Print the entries below exactly as they appear, from the first line up to and including the line with "const t1ColorAbnormal = [0.946, 0.033, 0];". Do not print any pictures.

=== SUPPLIED DATA ===

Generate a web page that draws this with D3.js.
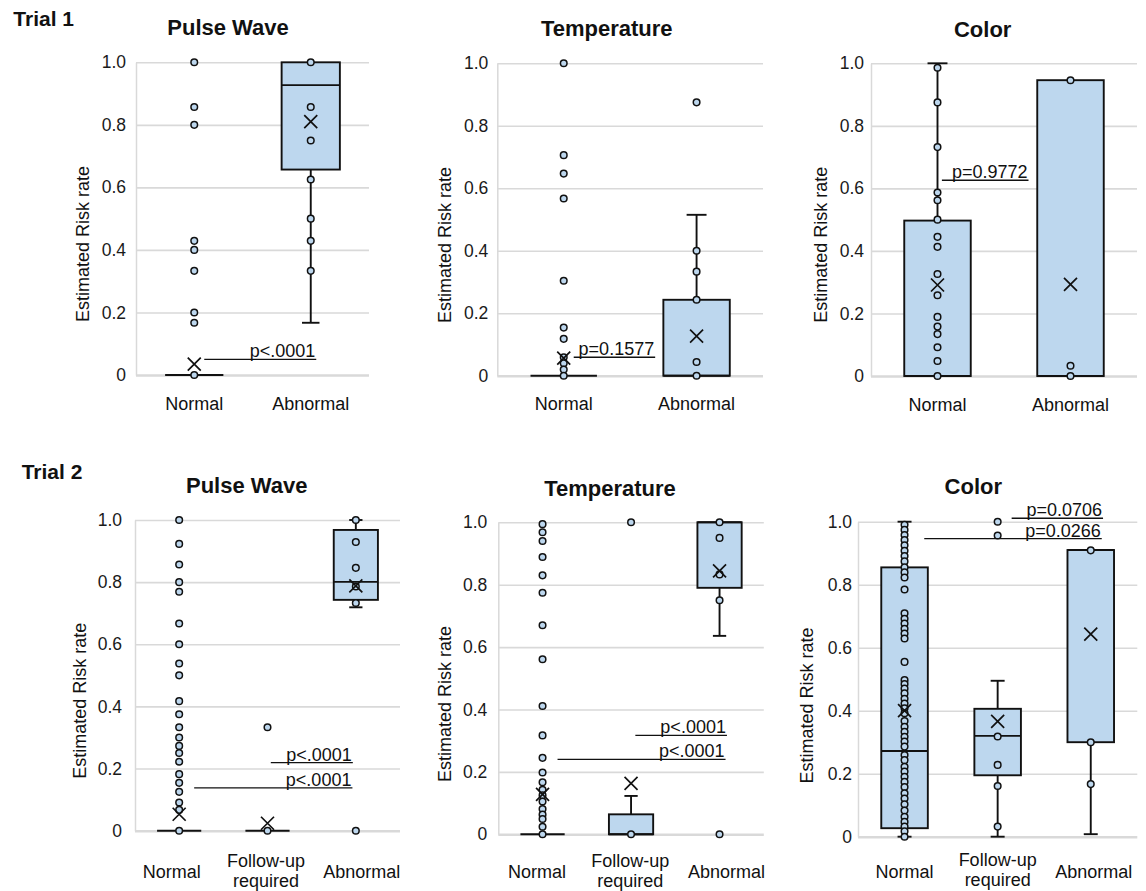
<!DOCTYPE html>
<html><head><meta charset="utf-8">
<script src="https://cdn.jsdelivr.net/npm/d3@7"></script>
<style>
html,body{margin:0;padding:0;background:#fff;}
svg{display:block;font-family:"Liberation Sans",Arial,Helvetica,sans-serif;}
</style></head><body>
<svg id="chart" width="1146" height="891"></svg>
<script>
// ---------- DATA ----------
const trialLabels = ["Trial 1", "Trial 2"];
const panelTitles = ["Pulse Wave", "Temperature", "Color"];
const categoriesTrial1 = ["Normal", "Abnormal"];
const categoriesTrial2 = ["Normal", "Follow-up required", "Abnormal"];
const tickValues = [0, 0.2, 0.4, 0.6, 0.8, 1.0];
const tickLabels = ["0", "0.2", "0.4", "0.6", "0.8", "1.0"];
const yAxisTitle = "Estimated Risk rate";

// individual observations
const t1PulseNormal = [1.0, 0.857, 0.8, 0.429, 0.4, 0.333, 0.2, 0.167, 0];
const t1PulseAbnormal = [1.0, 0.857, 0.75, 0.625, 0.5, 0.429, 0.333];
const t1TempNormal = [1.0, 0.706, 0.647, 0.567, 0.304, 0.154, 0.118, 0.059, 0.04, 0.02, 0];
const t1TempAbnormal = [0.875, 0.4, 0.333, 0.243, 0.044, 0];
const t1ColorNormal = [0.986, 0.875, 0.732, 0.587, 0.562, 0.5, 0.445, 0.413, 0.326, 0.258, 0.189, 0.158, 0.134, 0.092, 0.048, 0];
const t1ColorAbnormal = [0.946, 0.033, 0];

const t2PulseNormal = [1.0, 0.923, 0.857, 0.8, 0.769, 0.667, 0.6, 0.538, 0.5, 0.417, 0.375, 0.333, 0.3, 0.273, 0.25, 0.222, 0.182, 0.154, 0.125, 0.091, 0.067, 0];
const t2PulseFollow = [0.333, 0];
const t2PulseAbnormal = [1.0, 0.929, 0.846, 0.786, 0.733, 0];
const t2TempNormal = [0.994, 0.968, 0.94, 0.889, 0.83, 0.774, 0.67, 0.561, 0.411, 0.317, 0.245, 0.198, 0.167, 0.143, 0.125, 0.105, 0.081, 0.063, 0.049, 0.024, 0];
const t2TempFollow = [1.0, 0];
const t2TempAbnormal = [1.0, 0.95, 0.833, 0.75, 0];
const t2ColorNormal = [0.99, 0.974, 0.958, 0.942, 0.925, 0.908, 0.891, 0.874, 0.855, 0.839, 0.823, 0.785, 0.709, 0.692, 0.677, 0.66, 0.645, 0.629, 0.555, 0.497, 0.485, 0.47, 0.455, 0.438, 0.423, 0.408, 0.392, 0.367, 0.349, 0.333, 0.317, 0.302, 0.286, 0.259, 0.243, 0.222, 0.207, 0.19, 0.174, 0.158, 0.138, 0.121, 0.103, 0.083, 0.063, 0.047, 0.032, 0.017, 0];
const t2ColorFollow = [1.0, 0.956, 0.318, 0.228, 0.161, 0.032];
const t2ColorAbnormal = [0.909, 0.3, 0.167];

// box statistics: [q1, median, q3, whiskerLow, whiskerHigh, mean]
const t1PulseStats = [[0, 0, 0, 0, 0, 0.035], [0.657, 0.927, 1.0, 0.167, 1.0, 0.81]];
const t1TempStats = [[0, 0, 0, 0, 0, 0.056], [0, 0, 0.243, 0, 0.515, 0.127]];
const t1ColorStats = [[0, 0, 0.497, 0, 1.0, 0.291], [0, 0, 0.946, 0, 0.946, 0.293]];
const t2PulseStats = [[0, 0, 0, 0, 0, 0.053], [0, 0, 0, 0, 0, 0.024], [0.743, 0.801, 0.968, 0.719, 1.0, 0.788]];
const t2TempStats = [[0, 0, 0, 0, 0, 0.128], [0, 0, 0.064, 0, 0.123, 0.163], [0.79, 1.0, 1.0, 0.636, 1.0, 0.844]];
const t2ColorStats = [[0.027, 0.272, 0.855, 0, 1.0, 0.4], [0.195, 0.32, 0.406, 0, 0.495, 0.366], [0.3, 0.91, 0.91, 0.008, 0.91, 0.643]];

// p-value annotations
const t1PulseP = [{from: "Normal", to: "Abnormal", value: 0.05, label: "p<.0001"}];
const t1TempP = [{from: "Normal", to: "Abnormal", value: 0.059, label: "p=0.1577"}];
const t1ColorP = [{from: "Normal", to: "Abnormal", value: 0.626, label: "p=0.9772"}];
const t2PulseP = [{from: "Follow-up required", to: "Abnormal", value: 0.219, label: "p<.0001"},
                  {from: "Normal", to: "Abnormal", value: 0.138, label: "p<.0001"}];
const t2TempP = [{from: "Follow-up required", to: "Abnormal", value: 0.317, label: "p<.0001"},
                 {from: "Normal", to: "Abnormal", value: 0.24, label: "p<.0001"}];
const t2ColorP = [{from: "Follow-up required", to: "Abnormal", value: 1.011, label: "p=0.0706"},
                  {from: "Normal", to: "Abnormal", value: 0.946, label: "p=0.0266"}];

const panelsData = [
  {title: 0, cats: categoriesTrial1, points: [t1PulseNormal, t1PulseAbnormal], stats: t1PulseStats, ann: t1PulseP},
  {title: 1, cats: categoriesTrial1, points: [t1TempNormal, t1TempAbnormal], stats: t1TempStats, ann: t1TempP},
  {title: 2, cats: categoriesTrial1, points: [t1ColorNormal, t1ColorAbnormal], stats: t1ColorStats, ann: t1ColorP},
  {title: 0, cats: categoriesTrial2, points: [t2PulseNormal, t2PulseFollow, t2PulseAbnormal], stats: t2PulseStats, ann: t2PulseP},
  {title: 1, cats: categoriesTrial2, points: [t2TempNormal, t2TempFollow, t2TempAbnormal], stats: t2TempStats, ann: t2TempP},
  {title: 2, cats: categoriesTrial2, points: [t2ColorNormal, t2ColorFollow, t2ColorAbnormal], stats: t2ColorStats, ann: t2ColorP}
];

// ---------- LAYOUT ----------
const layout = [
  {x0:136, x1:369, yT:62.3, yB:375, tickGap:10, titleX:228, titleY:35, axX:89, axY:244, catY:409.5, labelDx:[0,0], annDx:[[10,5.5]]},
  {x0:497.3, x1:763, yT:63.3, yB:375.7, tickGap:9, titleX:606.7, titleY:36, axX:451, axY:245, catY:409.5, labelDx:[0,0], annDx:[[10,-41.4]]},
  {x0:871, x1:1137, yT:63.3, yB:376, tickGap:7, titleX:982.7, titleY:37, axX:826.7, axY:244.7, catY:410.7, labelDx:[0,0], annDx:[[4.4,-42]]},
  {x0:135, x1:400, yT:520, yB:830.7, tickGap:13, titleX:246.7, titleY:492.7, axX:86, axY:700.8, catY:878.3, labelDx:[-7.5,-1.5,6], annDx:[[3.3,-3],[15,-3.4]]},
  {x0:498.3, x1:763.8, yT:522.3, yB:834.3, tickGap:11, titleX:610, titleY:496, axX:451, axY:704, catY:878.3, labelDx:[-5.6,-0.7,7], annDx:[[4.3,7.4],[15,6]]},
  {x0:858, x1:1137.3, yT:521.7, yB:836.7, tickGap:6, titleX:973.3, titleY:494.3, axX:812.7, axY:705.5, catY:877.5, labelDx:[0,0,3], annDx:[[14,12.3],[19.7,11]]}
];
const trialPos = [{x:13.3, y:26}, {x:21.7, y:479.3}];

const FILL = "#bdd7ee", INK = "#111", GRID = "#d9d9d9";
const svg = d3.select("#chart");

trialLabels.forEach((t, i) => {
  svg.append("text").attr("x", trialPos[i].x).attr("y", trialPos[i].y)
    .attr("font-size", 21).attr("font-weight", "bold").attr("fill", INK).text(t);
});

panelsData.forEach((p, i) => {
  const L = layout[i];
  const g = svg.append("g");
  const x = d3.scaleBand().domain(p.cats).range([L.x0, L.x1]).padding(0);
  const y = d3.scaleLinear().domain([0, 1]).range([L.yB, L.yT]);
  const bw = x.bandwidth();
  const boxW = bw * 0.5, capW = bw * 0.15;
  const cxOf = c => x(c) + bw / 2;

  // y axis + grid
  const yAxis = d3.axisLeft(y).tickValues(tickValues).tickFormat((d, j) => tickLabels[j])
    .tickSize(-(L.x1 - L.x0)).tickSizeOuter(0).tickPadding(L.tickGap);
  const ag = g.append("g").attr("transform", `translate(${L.x0},0)`).call(yAxis);
  ag.attr("font-size", 17.5).attr("font-family", null).attr("color", INK);
  ag.select(".domain").attr("stroke", GRID).attr("stroke-width", 1.5);
  ag.selectAll(".tick line").attr("stroke", GRID).attr("stroke-width", d => d === 0 ? 2.5 : 1.6);
  ag.selectAll(".tick text").attr("fill", "#1a1a1a");

  // titles
  g.append("text").attr("x", L.titleX).attr("y", L.titleY).attr("text-anchor", "middle")
    .attr("font-size", 22).attr("font-weight", "bold").attr("fill", INK).text(panelTitles[p.title]);
  g.append("text").attr("transform", `translate(${L.axX},${L.axY}) rotate(-90)`)
    .attr("text-anchor", "middle").attr("font-size", 18).attr("fill", INK).text(yAxisTitle);

  // category labels
  p.cats.forEach((c, k) => {
    const lines = c === "Follow-up required" ? ["Follow-up", "required"] : [c];
    const t = g.append("text").attr("text-anchor", "middle").attr("font-size", 18).attr("fill", INK);
    if (lines.length === 1) {
      t.attr("x", cxOf(c) + L.labelDx[k]).attr("y", L.catY).text(c);
    } else {
      lines.forEach((ln, li) => {
        t.append("tspan").attr("x", cxOf(c) + L.labelDx[k]).attr("y", L.catY - 11.3 + li * 19.7).text(ln);
      });
    }
  });

  // boxes
  p.cats.forEach((c, k) => {
    const [q1, med, q3, wl, wh, mean] = p.stats[k];
    const cx = cxOf(c);
    const bg = g.append("g");
    if (wh > q3) {
      bg.append("line").attr("x1", cx).attr("x2", cx).attr("y1", y(q3)).attr("y2", y(wh))
        .attr("stroke", INK).attr("stroke-width", 1.9);
      bg.append("line").attr("x1", cx - capW / 2).attr("x2", cx + capW / 2).attr("y1", y(wh)).attr("y2", y(wh))
        .attr("stroke", INK).attr("stroke-width", 1.9);
    }
    if (wl < q1) {
      bg.append("line").attr("x1", cx).attr("x2", cx).attr("y1", y(q1)).attr("y2", y(wl))
        .attr("stroke", INK).attr("stroke-width", 1.9);
      bg.append("line").attr("x1", cx - capW / 2).attr("x2", cx + capW / 2).attr("y1", y(wl)).attr("y2", y(wl))
        .attr("stroke", INK).attr("stroke-width", 1.9);
    }
    bg.append("rect").attr("x", cx - boxW / 2).attr("y", y(q3)).attr("width", boxW)
      .attr("height", Math.max(0, y(q1) - y(q3))).attr("fill", FILL)
      .attr("stroke", INK).attr("stroke-width", 1.9);
    bg.append("line").attr("x1", cx - boxW / 2).attr("x2", cx + boxW / 2).attr("y1", y(med)).attr("y2", y(med))
      .attr("stroke", INK).attr("stroke-width", 1.9);
    // points
    bg.selectAll("circle").data(p.points[k]).join("circle")
      .attr("cx", cx).attr("cy", d => y(d)).attr("r", 3.3)
      .attr("fill", FILL).attr("stroke", INK).attr("stroke-width", 1.5);
    // mean marker
    const s = 6.5, my = y(mean);
    bg.append("path").attr("d", `M${cx - s},${my - s}L${cx + s},${my + s}M${cx - s},${my + s}L${cx + s},${my - s}`)
      .attr("stroke", INK).attr("stroke-width", 1.7).attr("fill", "none");
  });

  // p-value annotations
  p.ann.forEach((a, k) => {
    const [d1, d2] = L.annDx[k];
    const xa = cxOf(a.from) + d1, xb = cxOf(a.to) + d2, ya = y(a.value);
    g.append("line").attr("x1", xa).attr("x2", xb).attr("y1", ya).attr("y2", ya)
      .attr("stroke", INK).attr("stroke-width", 1.3);
    g.append("text").attr("x", xb - 1).attr("y", ya - 2).attr("text-anchor", "end")
      .attr("font-size", 18).attr("fill", INK).text(a.label);
  });
});
</script>
</body></html>
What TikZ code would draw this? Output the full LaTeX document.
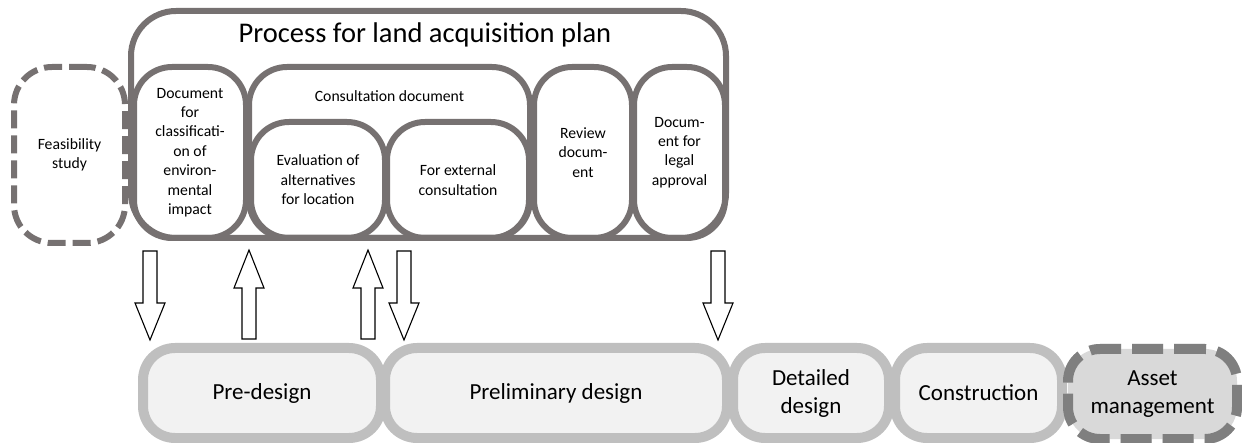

===

**COMPLETE RESPONSE**
Generate a web page that draws this with D3.js.
<!DOCTYPE html>
<html><head><meta charset="utf-8">
<script src="https://cdn.jsdelivr.net/npm/d3@7"></script>
<style>
html,body{margin:0;padding:0;background:#fff;}
svg{display:block;font-family:"Liberation Sans",Arial,Helvetica,sans-serif;}
</style></head><body>
<svg id="chart" width="1146" height="891"></svg>
<script>
// ---------- DATA ----------
const trialLabels = ["Trial 1", "Trial 2"];
const panelTitles = ["Pulse Wave", "Temperature", "Color"];
const categoriesTrial1 = ["Normal", "Abnormal"];
const categoriesTrial2 = ["Normal", "Follow-up required", "Abnormal"];
const tickValues = [0, 0.2, 0.4, 0.6, 0.8, 1.0];
const tickLabels = ["0", "0.2", "0.4", "0.6", "0.8", "1.0"];
const yAxisTitle = "Estimated Risk rate";

// individual observations
const t1PulseNormal = [1.0, 0.857, 0.8, 0.429, 0.4, 0.333, 0.2, 0.167, 0];
const t1PulseAbnormal = [1.0, 0.857, 0.75, 0.625, 0.5, 0.429, 0.333];
const t1TempNormal = [1.0, 0.706, 0.647, 0.567, 0.304, 0.154, 0.118, 0.059, 0.04, 0.02, 0];
const t1TempAbnormal = [0.875, 0.4, 0.333, 0.243, 0.044, 0];
const t1ColorNormal = [0.986, 0.875, 0.732, 0.587, 0.562, 0.5, 0.445, 0.413, 0.326, 0.258, 0.189, 0.158, 0.134, 0.092, 0.048, 0];
const t1ColorAbnormal = [0.946, 0.033, 0];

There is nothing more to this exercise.